● **Instructions to follow**:
Only the lines from the start of the data through the line with "const noviceHome = [59, 48, 38];" belong in the copy. Restate them word for word, minus the pictures.

(Code that draws figures)
•••

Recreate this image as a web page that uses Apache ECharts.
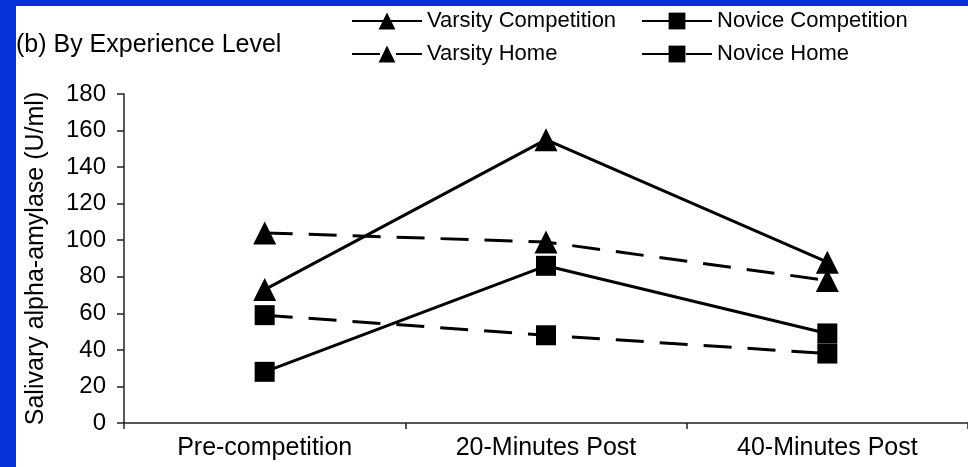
<!DOCTYPE html>
<html>
<head>
<meta charset="utf-8">
<script src="https://cdn.jsdelivr.net/npm/echarts@6/dist/echarts.min.js"></script>
<style>
  html, body { margin: 0; padding: 0; width: 968px; height: 467px; overflow: hidden; background: #0433dd; }
  #chart { position: absolute; left: 16px; top: 6px; width: 952px; height: 461px; background: #ffffff; }
</style>
</head>
<body>
<div id="chart"></div>
<script>
// Sampling times
const categories = ['Pre-competition', '20-Minutes Post', '40-Minutes Post'];

// Salivary alpha-amylase (U/ml) by group and setting
const varsityCompetition = [73, 155, 88];
const varsityHome = [104, 99, 78];
const noviceCompetition = [28, 86, 49];
const noviceHome = [59, 48, 38];

// Value axis range
const yMin = 0;
const yMax = 180;
const yStep = 20;

const FONT = '"Liberation Sans", Arial, Helvetica, sans-serif';
const DASH = [28, 16];

function makeSeries(name, data, symbol, size, dashed) {
  return {
    name: name,
    type: 'line',
    data: data,
    symbol: symbol,
    symbolSize: size,
    showAllSymbol: true,
    lineStyle: { color: '#000', width: 3, type: dashed ? DASH : 'solid' },
    itemStyle: { color: '#000', opacity: 1 },
    emphasis: { disabled: true },
    z: 2
  };
}

const legendBase = {
  orient: 'vertical',
  top: 4,
  padding: 0,
  itemWidth: 70,
  itemHeight: 21,
  itemGap: 11,
  selectedMode: false,
  textStyle: { fontFamily: FONT, fontSize: 22, color: '#000' }
};

const chart = echarts.init(document.getElementById('chart'), null, { renderer: 'canvas' });

chart.setOption({
  animation: false,
  backgroundColor: '#ffffff',
  textStyle: { fontFamily: FONT, color: '#000' },
  title: {
    text: '(b) By Experience Level',
    left: 0,
    top: 27,
    padding: 0,
    textStyle: { fontFamily: FONT, fontSize: 25, fontWeight: 'normal', color: '#000' }
  },
  legend: [
    Object.assign({}, legendBase, { left: 335, data: ['Varsity Competition', 'Varsity Home'] }),
    Object.assign({}, legendBase, { left: 625, data: ['Novice Competition', 'Novice Home'] })
  ],
  grid: { left: 101, top: 88, right: -3, bottom: 44, containLabel: false },
  xAxis: {
    type: 'category',
    data: categories,
    boundaryGap: true,
    axisLine: { lineStyle: { color: '#222', width: 1.5 } },
    axisTick: { show: true, length: 6, inside: false, lineStyle: { color: '#222', width: 1.5 } },
    axisLabel: { fontFamily: FONT, fontSize: 25, color: '#000', margin: 13, interval: 0 },
    splitLine: { show: false }
  },
  yAxis: {
    type: 'value',
    min: yMin,
    max: yMax,
    interval: yStep,
    name: 'Salivary alpha-amylase (U/ml)',
    nameLocation: 'middle',
    nameGap: 75,
    nameTextStyle: { fontFamily: FONT, fontSize: 25, color: '#000' },
    axisLine: { show: true, lineStyle: { color: '#222', width: 1.5 } },
    axisTick: { show: true, length: 7, lineStyle: { color: '#222', width: 1.5 } },
    axisLabel: { fontFamily: FONT, fontSize: 24, color: '#000', margin: 18 },
    splitLine: { show: false }
  },
  series: [
    makeSeries('Varsity Competition', varsityCompetition, 'triangle', [23, 23], false),
    makeSeries('Novice Competition', noviceCompetition, 'rect', [20, 20], false),
    makeSeries('Varsity Home', varsityHome, 'triangle', [23, 23], true),
    makeSeries('Novice Home', noviceHome, 'rect', [20, 20], true)
  ]
});
</script>
</body>
</html>
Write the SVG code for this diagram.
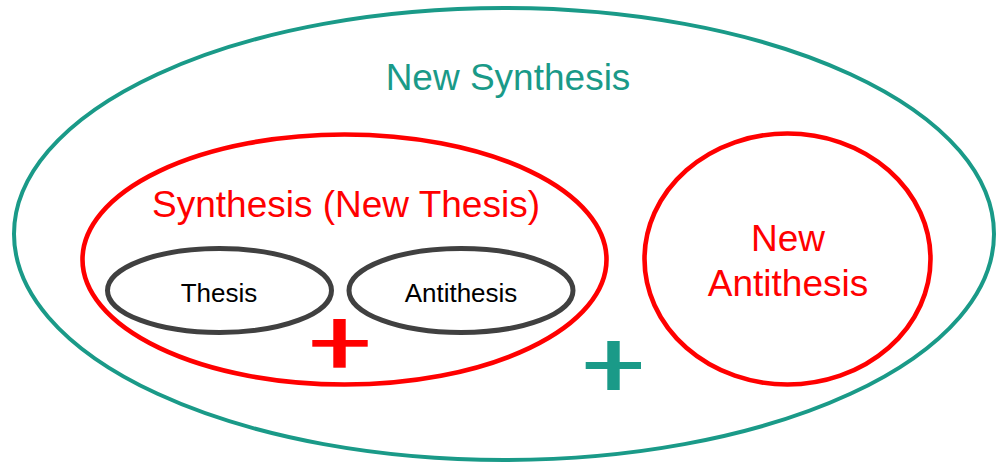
<svg xmlns="http://www.w3.org/2000/svg" width="999" height="464" viewBox="0 0 999 464">
  <style>
    .teal { stroke: #1a9a88; stroke-width: 4; }
    .red { stroke: #ff0000; stroke-width: 4.6; }
    .ring { fill: none; }
    .inner { fill: none; stroke: #404040; stroke-width: 5; }
    .lbl { font-family: "Liberation Sans", Arial, sans-serif; text-anchor: middle; }
    .big { font-size: 37px; }
    .small { font-size: 26px; fill: #000; }
  </style>
  <rect width="999" height="464" fill="#fff"/>

  <g id="new-synthesis">
    <ellipse class="ring teal" cx="504" cy="234" rx="490" ry="226"/>
    <text class="lbl big" x="508" y="90" fill="#1a9a88">New Synthesis</text>
  </g>

  <g id="synthesis">
    <ellipse class="ring red" cx="344.5" cy="259.5" rx="262" ry="125"/>
    <text class="lbl big" x="346" y="217" fill="#ff0000">Synthesis (New Thesis)</text>
  </g>

  <g id="thesis">
    <ellipse class="inner" cx="219.5" cy="290.5" rx="112" ry="42"/>
    <text class="lbl small" x="219" y="302">Thesis</text>
  </g>

  <g id="antithesis">
    <ellipse class="inner" cx="461" cy="290.5" rx="112" ry="42"/>
    <text class="lbl small" x="461" y="302">Antithesis</text>
  </g>

  <g id="new-antithesis">
    <ellipse class="ring red" cx="787.5" cy="259" rx="143" ry="125.5"/>
    <text class="lbl big" x="788" y="251" fill="#ff0000">New</text>
    <text class="lbl big" x="788" y="296" fill="#ff0000">Antithesis</text>
  </g>

  <g id="connectors">
    <!-- plus signs joining the parts -->
    <g fill="#ff0000">
      <rect x="333.3" y="319" width="12.4" height="48.7"/>
      <rect x="312.3" y="340" width="55.4" height="6.7"/>
    </g>
    <g fill="#1a9a88">
      <rect x="607.3" y="341" width="12.4" height="49"/>
      <rect x="585.7" y="362" width="55.3" height="7"/>
    </g>
  </g>
</svg>
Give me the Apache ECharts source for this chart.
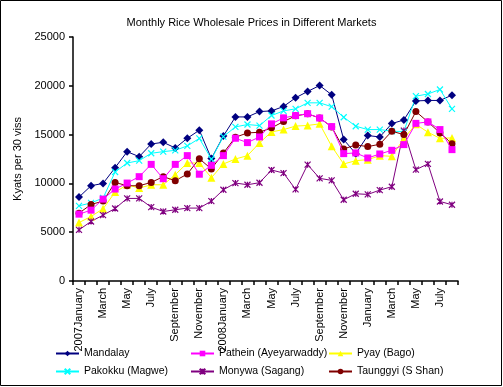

•••

● **Task output**:
Recreate this image as a web page that uses Apache ECharts.
<!DOCTYPE html>
<html>
<head>
<meta charset="utf-8">
<script src="https://cdn.jsdelivr.net/npm/echarts@6/dist/echarts.min.js"></script>
<style>
  html, body { margin: 0; padding: 0; width: 968px; height: 467px; overflow: hidden; background: #0433dd; }
  #chart { position: absolute; left: 16px; top: 6px; width: 952px; height: 461px; background: #ffffff; }
</style>
</head>
<body>
<div id="chart"></div>
<script>
// Sampling times
const categories = ['Pre-competition', '20-Minutes Post', '40-Minutes Post'];

// Salivary alpha-amylase (U/ml) by group and setting
const varsityCompetition = [73, 155, 88];
const varsityHome = [104, 99, 78];
const noviceCompetition = [28, 86, 49];
const noviceHome = [59, 48, 38];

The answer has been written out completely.